View attachment 1895

The plates

Paper targets have the place but I have a special part of my soul that loves the sound that lead makes on steel when flying in excess of 800fps. That auditory 'ting' of a good, solid hit on metal can be heard even through the best of earpro, giving instant feedback to both the shooter and those observing. The plates we use at the range are homemade with I-stand bases that extend up to a single post with an 8.5x11-inch flat, set to a slight forward angle to help break up rounds and negate ricochet chances. These plates are painted white with a rattle can every few range days to help observe hits and wobble just a bit when hit but do not fall down.

I like to stagger the plates as seen above in groups of two singles and three musketeers, but this can be changed up into any grouping you prefer.

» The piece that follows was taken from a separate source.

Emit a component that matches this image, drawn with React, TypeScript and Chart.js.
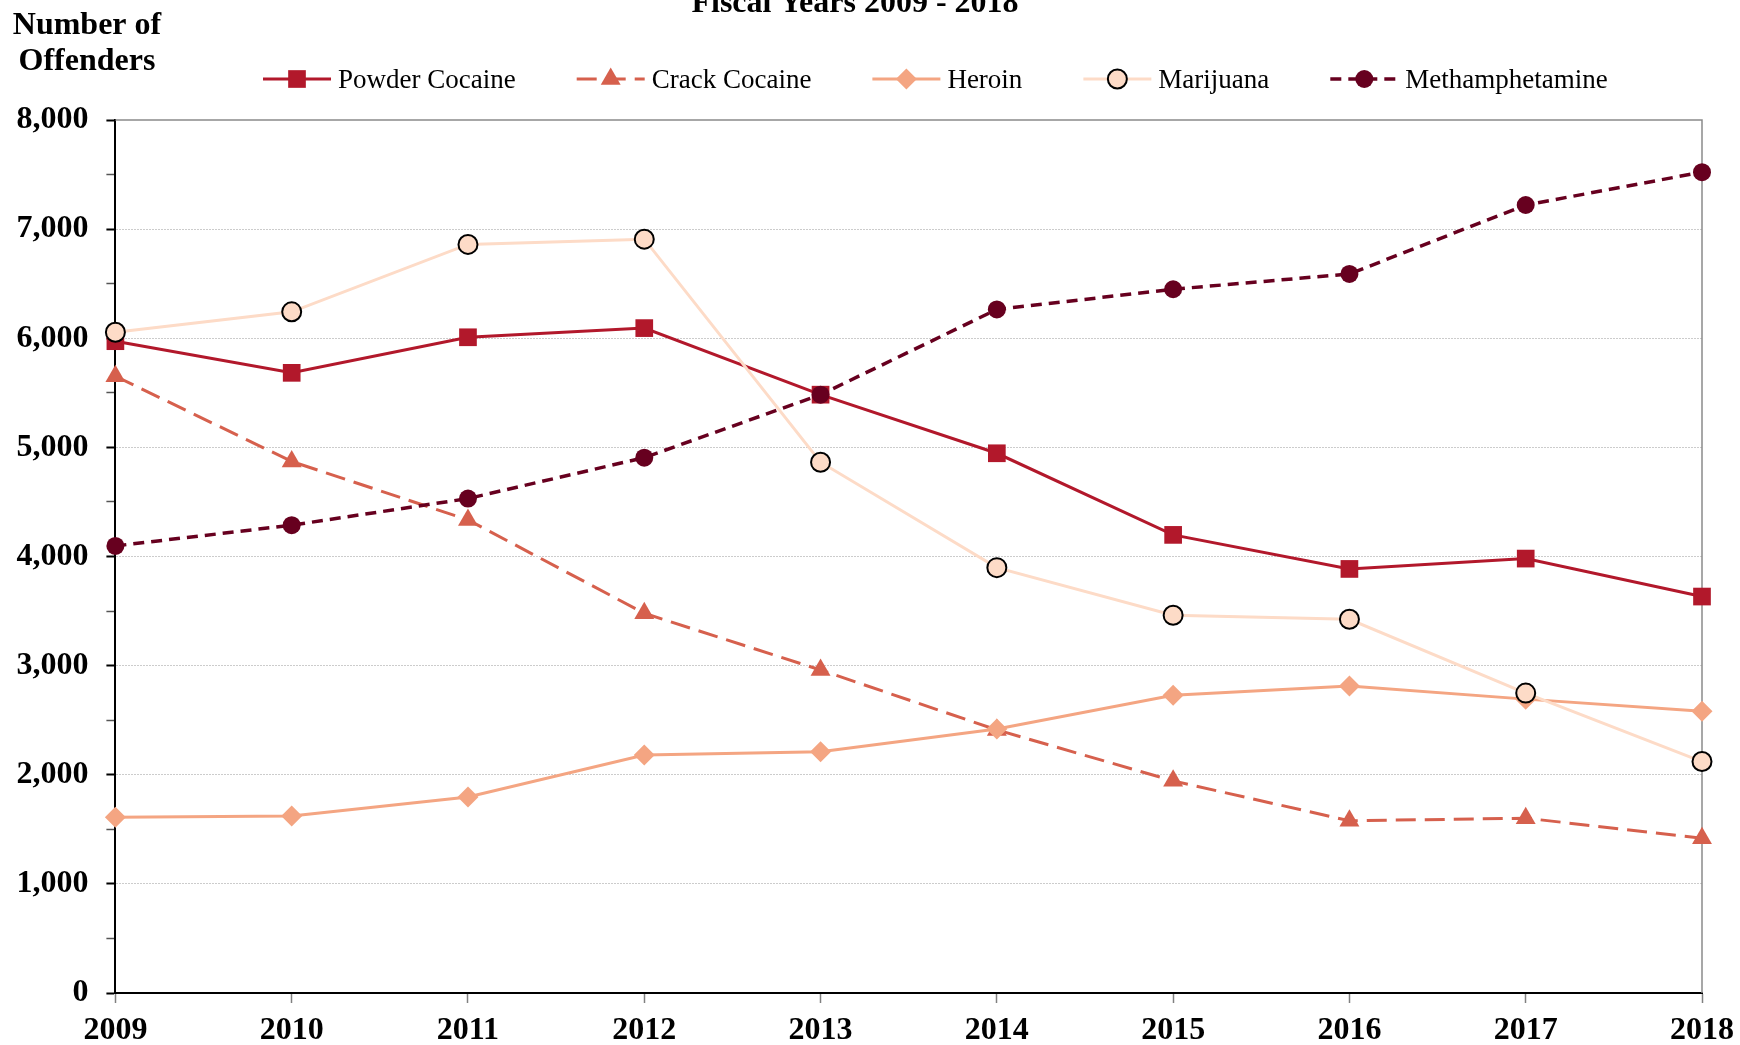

If you are good with metal, you can make your own on the cheap with some angle iron, metal sheeting, and some rods. If you aren't, you can always modify this to use cardboard stapled to 2x2s set in some quickcrete inside a pickle bucket. You don't get the 'ting' but you still can set up a string of easy targets on the quick and cheap.

For safety, stay at least 7 yards (21 feet) outboard of the target and of course wear your eye and earpro as well as any ballistic vest if you have one (especially if you typically wear one anyway such as in LE or security) to help ensure protection against ricochets.

Work the mag

These plates are great to both access and train target transition under stress while performing magazine exchanges. What I like to do is have my shooters start with their XD holstered with one mag loaded with five rounds, and two spare rounds loaded with 2 and 3 rounds respectively.

At the command of fire, draw, rack the slide to chamber a round (for those who don't carry ready to roll), engage each target left to right with one round and one round only. At the end of that string, drop the mag, immediately transition to one of the other downloaded mags, and engage single targets working back right to left, until cycling through all mags. In the end, ideally, each plate has been 'tinged' twice, and there are three empty mags on the ground. Ideally, this should be accomplished in less than 20 seconds.

If not, then keep working on it until you can. Slow it way down to get the feel of the drill, then keep working on it until you get good. Hint- spending a good thirty minutes practicing switching out empty mags smoothly can help more than anything else.

A trick that helps is to keep your mags indexed in their pouch the same way as they come up and into the magazine well. Besides this, if you use your index finger to align the top lip of the mag with the bottom of the well, you can keep your eyes forward on the threat and not on your gun.

Shoot/No-shoot

The above scenario gives you a firm handle on fast transitions and mag exchanges, but on the flip side has you engage five out of five possible targets. To work past this, once the shooter has a solid grasp on mags and picking up targets, then comes the fun of designating targets as clear or not.

This can be done simply as telling the shooter to engage targets 1, 3, and 5 only and can be verified by a fresh coat of paint on plates 2 and 4. You can change this around as much as you can like, paint the plates different colors (red for bad guys, yellow or white for good guys or neutrals), and so forth.

You can even call the plates as you go.

In the end, stay safe, and get some practice in.